EXERCISE DESCRIPTION: Return the lines below exactly, from the first line to the line that contains "const seriesData: number[][]". Leave out pictures.

RAW DATA:
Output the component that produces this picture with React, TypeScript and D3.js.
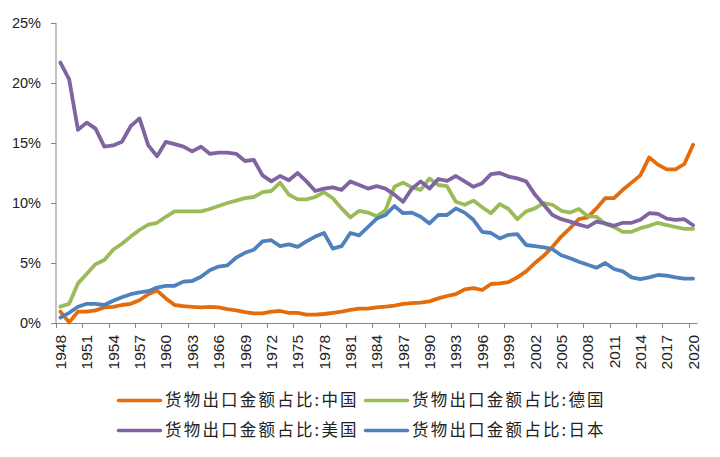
import React, { useEffect, useRef } from "react";
import * as d3 from "d3";

const years: number[] = d3.range(1948, 2021);

const china: number[] = [
  0.95, 0.05, 0.95, 0.95, 1.05, 1.3, 1.35, 1.5, 1.6, 1.9, 2.4, 2.7,
  2.05, 1.5, 1.4, 1.35, 1.3, 1.35, 1.3, 1.15, 1.05, 0.9,
  0.8, 0.8, 0.95, 1.0, 0.85, 0.85, 0.7, 0.7, 0.75, 0.85,
  0.95, 1.1, 1.2, 1.2, 1.3, 1.36, 1.45, 1.6, 1.65, 1.7,
  1.8, 2.05, 2.25, 2.4, 2.8, 2.9, 2.75, 3.25, 3.3, 3.4,
  3.8, 4.3, 5.0, 5.6, 6.35, 7.2, 7.9, 8.65, 8.8, 9.55,
  10.4, 10.4, 11.1, 11.7, 12.3, 13.8, 13.2, 12.8, 12.8, 13.25, 14.85,
];

const germany: number[] = [
  1.36, 1.6, 3.3, 4.1, 4.9, 5.25, 6.1, 6.6, 7.2, 7.75, 8.2, 8.35,
  8.85, 9.3, 9.3, 9.3, 9.3, 9.5, 9.75, 10.0, 10.2, 10.4,
  10.5, 10.9, 11.0, 11.7, 10.7, 10.3, 10.3, 10.5, 10.9, 10.4,
  9.55, 8.8, 9.35, 9.2, 8.9, 9.4, 11.35, 11.7, 11.3, 11.1,
  12.05, 11.5, 11.4, 10.1, 9.85, 10.2, 9.65, 9.15, 9.9, 9.5,
  8.65, 9.3, 9.55, 10.0, 9.85, 9.35, 9.2, 9.5, 8.9, 8.85,
  8.25, 8.0, 7.6, 7.6, 7.9, 8.1, 8.35, 8.15, 8.0, 7.85, 7.85,
];

const usa: number[] = [
  21.7, 20.3, 16.1, 16.7, 16.2, 14.7, 14.8, 15.1, 16.4, 17.05, 14.8, 13.9,
  15.1, 14.9, 14.7, 14.3, 14.7, 14.1, 14.2, 14.2, 14.1, 13.5,
  13.6, 12.3, 11.8, 12.25, 11.9, 12.5, 11.8, 11.0, 11.2, 11.3,
  11.1, 11.8, 11.5, 11.2, 11.4, 11.2, 10.7, 10.1, 11.2, 11.8,
  11.2, 12.0, 11.85, 12.25, 11.8, 11.35, 11.65, 12.4, 12.5, 12.2,
  12.05, 11.8, 10.7, 9.85, 9.0, 8.65, 8.45, 8.2, 8.0, 8.45,
  8.3, 8.1, 8.35, 8.35, 8.6, 9.15, 9.1, 8.7, 8.6, 8.65, 8.15,
];

const japan: number[] = [
  0.45, 0.85, 1.35, 1.6, 1.6, 1.5, 1.85, 2.15, 2.4, 2.55, 2.65, 2.95,
  3.1, 3.1, 3.45, 3.5, 3.85, 4.4, 4.7, 4.8, 5.45, 5.85,
  6.1, 6.8, 6.9, 6.4, 6.55, 6.35, 6.8, 7.2, 7.5, 6.2,
  6.4, 7.5, 7.3, 8.0, 8.7, 9.0, 9.75, 9.15, 9.2, 8.85,
  8.3, 9.0, 9.0, 9.55, 9.2, 8.6, 7.6, 7.5, 7.05, 7.35,
  7.4, 6.5, 6.4, 6.3, 6.15, 5.65, 5.4, 5.1, 4.85, 4.6,
  5.0, 4.5, 4.3, 3.8, 3.65, 3.8, 4.0, 3.95, 3.8, 3.7, 3.7,
];

const yTicks: number[] = [0, 5, 10, 15, 20, 25];

const seriesNames: string[] = [
  "货物出口金额占比:中国",
  "货物出口金额占比:德国",
  "货物出口金额占比:美国",
  "货物出口金额占比:日本",
];
const seriesColors: string[] = ["#E46C0A", "#9BBB59", "#8064A2", "#4F81BD"];
const seriesData: number[][] = [china, germany, usa, japan];

export default function App() {
  const ref = useRef<SVGSVGElement>(null);

  useEffect(() => {
    const svg = d3.select(ref.current);
    svg.selectAll("*").remove();

    const left = 56;
    const right = 697.5;
    const top = 23;
    const bottom = 323;

    const x = d3
      .scaleBand<number>()
      .domain(years)
      .range([left, right])
      .padding(0);
    const bw = x.bandwidth();
    const cx = (yr: number) => (x(yr) as number) + bw / 2;
    const y = d3.scaleLinear().domain([0, 25]).range([bottom, top]);

    const axisColor = "#868686";
    const textColor = "#222";

    // y axis
    const gy = svg.append("g");
    gy.append("line")
      .attr("x1", left)
      .attr("x2", left)
      .attr("y1", top)
      .attr("y2", bottom)
      .attr("stroke", axisColor)
      .attr("stroke-width", 1);
    yTicks.forEach((t) => {
      gy.append("line")
        .attr("x1", left - 5)
        .attr("x2", left)
        .attr("y1", Math.round(y(t)) + 0.5)
        .attr("y2", Math.round(y(t)) + 0.5)
        .attr("stroke", axisColor);
      gy.append("text")
        .attr("x", 41)
        .attr("y", y(t))
        .attr("dy", "0.36em")
        .attr("text-anchor", "end")
        .attr("font-family", "Liberation Sans, Arial, sans-serif")
        .attr("font-size", 14.5)
        .attr("fill", textColor)
        .text(`${t}%`);
    });

    // x axis
    const gx = svg.append("g");
    gx.append("line")
      .attr("x1", left)
      .attr("x2", right)
      .attr("y1", bottom + 0.5)
      .attr("y2", bottom + 0.5)
      .attr("stroke", axisColor);
    years
      .filter((yr) => (yr - 1948) % 3 === 0)
      .forEach((yr) => {
        const xt = Math.round(x(yr) as number) + 0.5;
        gx.append("line")
          .attr("x1", xt)
          .attr("x2", xt)
          .attr("y1", bottom)
          .attr("y2", bottom + 5)
          .attr("stroke", axisColor);
        gx.append("text")
          .attr("transform", `translate(${cx(yr)},335) rotate(-90)`)
          .attr("dy", "0.36em")
          .attr("text-anchor", "end")
          .attr("font-family", "Liberation Sans, Arial, sans-serif")
          .attr("font-size", 15.5)
          .attr("fill", textColor)
          .text(String(yr));
      });

    // lines
    const line = d3
      .line<number>()
      .x((_, i) => cx(years[i]))
      .y((d) => y(d));

    seriesData.forEach((data, k) => {
      svg
        .append("path")
        .datum(data)
        .attr("d", line)
        .attr("fill", "none")
        .attr("stroke", seriesColors[k])
        .attr("stroke-width", 3.8)
        .attr("stroke-linejoin", "round")
        .attr("stroke-linecap", "round");
    });

    // legend
    const legendPos = [
      { lx: 118.5, tx: 165, ly: 400.5 },
      { lx: 365.5, tx: 412, ly: 400.5 },
      { lx: 118.5, tx: 165, ly: 430.5 },
      { lx: 365.5, tx: 412, ly: 430.5 },
    ];
    seriesNames.forEach((name, k) => {
      const p = legendPos[k];
      svg
        .append("line")
        .attr("x1", p.lx)
        .attr("x2", p.lx + 42)
        .attr("y1", p.ly)
        .attr("y2", p.ly)
        .attr("stroke", seriesColors[k])
        .attr("stroke-width", 3.5)
        .attr("stroke-linecap", "round");
      svg
        .append("text")
        .attr("x", p.tx)
        .attr("y", p.ly)
        .attr("dy", "0.36em")
        .attr("font-family", "Noto Sans CJK SC, sans-serif")
        .attr("font-size", 16.5)
        .attr("letter-spacing", 2.2)
        .attr("fill", textColor)
        .text(name);
    });
  }, []);

  return (
    <svg
      ref={ref}
      width={720}
      height={457}
      style={{ position: "absolute", left: 0, top: 0, background: "#fff" }}
    />
  );
}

TASK ANSWER:
Output the component that produces this picture with React, TypeScript and D3.js.
import React, { useEffect, useRef } from "react";
import * as d3 from "d3";

const years: number[] = d3.range(1948, 2021);

const china: number[] = [
  0.95, 0.05, 0.95, 0.95, 1.05, 1.3, 1.35, 1.5, 1.6, 1.9, 2.4, 2.7,
  2.05, 1.5, 1.4, 1.35, 1.3, 1.35, 1.3, 1.15, 1.05, 0.9,
  0.8, 0.8, 0.95, 1.0, 0.85, 0.85, 0.7, 0.7, 0.75, 0.85,
  0.95, 1.1, 1.2, 1.2, 1.3, 1.36, 1.45, 1.6, 1.65, 1.7,
  1.8, 2.05, 2.25, 2.4, 2.8, 2.9, 2.75, 3.25, 3.3, 3.4,
  3.8, 4.3, 5.0, 5.6, 6.35, 7.2, 7.9, 8.65, 8.8, 9.55,
  10.4, 10.4, 11.1, 11.7, 12.3, 13.8, 13.2, 12.8, 12.8, 13.25, 14.85,
];

const germany: number[] = [
  1.36, 1.6, 3.3, 4.1, 4.9, 5.25, 6.1, 6.6, 7.2, 7.75, 8.2, 8.35,
  8.85, 9.3, 9.3, 9.3, 9.3, 9.5, 9.75, 10.0, 10.2, 10.4,
  10.5, 10.9, 11.0, 11.7, 10.7, 10.3, 10.3, 10.5, 10.9, 10.4,
  9.55, 8.8, 9.35, 9.2, 8.9, 9.4, 11.35, 11.7, 11.3, 11.1,
  12.05, 11.5, 11.4, 10.1, 9.85, 10.2, 9.65, 9.15, 9.9, 9.5,
  8.65, 9.3, 9.55, 10.0, 9.85, 9.35, 9.2, 9.5, 8.9, 8.85,
  8.25, 8.0, 7.6, 7.6, 7.9, 8.1, 8.35, 8.15, 8.0, 7.85, 7.85,
];

const usa: number[] = [
  21.7, 20.3, 16.1, 16.7, 16.2, 14.7, 14.8, 15.1, 16.4, 17.05, 14.8, 13.9,
  15.1, 14.9, 14.7, 14.3, 14.7, 14.1, 14.2, 14.2, 14.1, 13.5,
  13.6, 12.3, 11.8, 12.25, 11.9, 12.5, 11.8, 11.0, 11.2, 11.3,
  11.1, 11.8, 11.5, 11.2, 11.4, 11.2, 10.7, 10.1, 11.2, 11.8,
  11.2, 12.0, 11.85, 12.25, 11.8, 11.35, 11.65, 12.4, 12.5, 12.2,
  12.05, 11.8, 10.7, 9.85, 9.0, 8.65, 8.45, 8.2, 8.0, 8.45,
  8.3, 8.1, 8.35, 8.35, 8.6, 9.15, 9.1, 8.7, 8.6, 8.65, 8.15,
];

const japan: number[] = [
  0.45, 0.85, 1.35, 1.6, 1.6, 1.5, 1.85, 2.15, 2.4, 2.55, 2.65, 2.95,
  3.1, 3.1, 3.45, 3.5, 3.85, 4.4, 4.7, 4.8, 5.45, 5.85,
  6.1, 6.8, 6.9, 6.4, 6.55, 6.35, 6.8, 7.2, 7.5, 6.2,
  6.4, 7.5, 7.3, 8.0, 8.7, 9.0, 9.75, 9.15, 9.2, 8.85,
  8.3, 9.0, 9.0, 9.55, 9.2, 8.6, 7.6, 7.5, 7.05, 7.35,
  7.4, 6.5, 6.4, 6.3, 6.15, 5.65, 5.4, 5.1, 4.85, 4.6,
  5.0, 4.5, 4.3, 3.8, 3.65, 3.8, 4.0, 3.95, 3.8, 3.7, 3.7,
];

const yTicks: number[] = [0, 5, 10, 15, 20, 25];

const seriesNames: string[] = [
  "货物出口金额占比:中国",
  "货物出口金额占比:德国",
  "货物出口金额占比:美国",
  "货物出口金额占比:日本",
];
const seriesColors: string[] = ["#E46C0A", "#9BBB59", "#8064A2", "#4F81BD"];
const seriesData: number[][] = [china, germany, usa, japan];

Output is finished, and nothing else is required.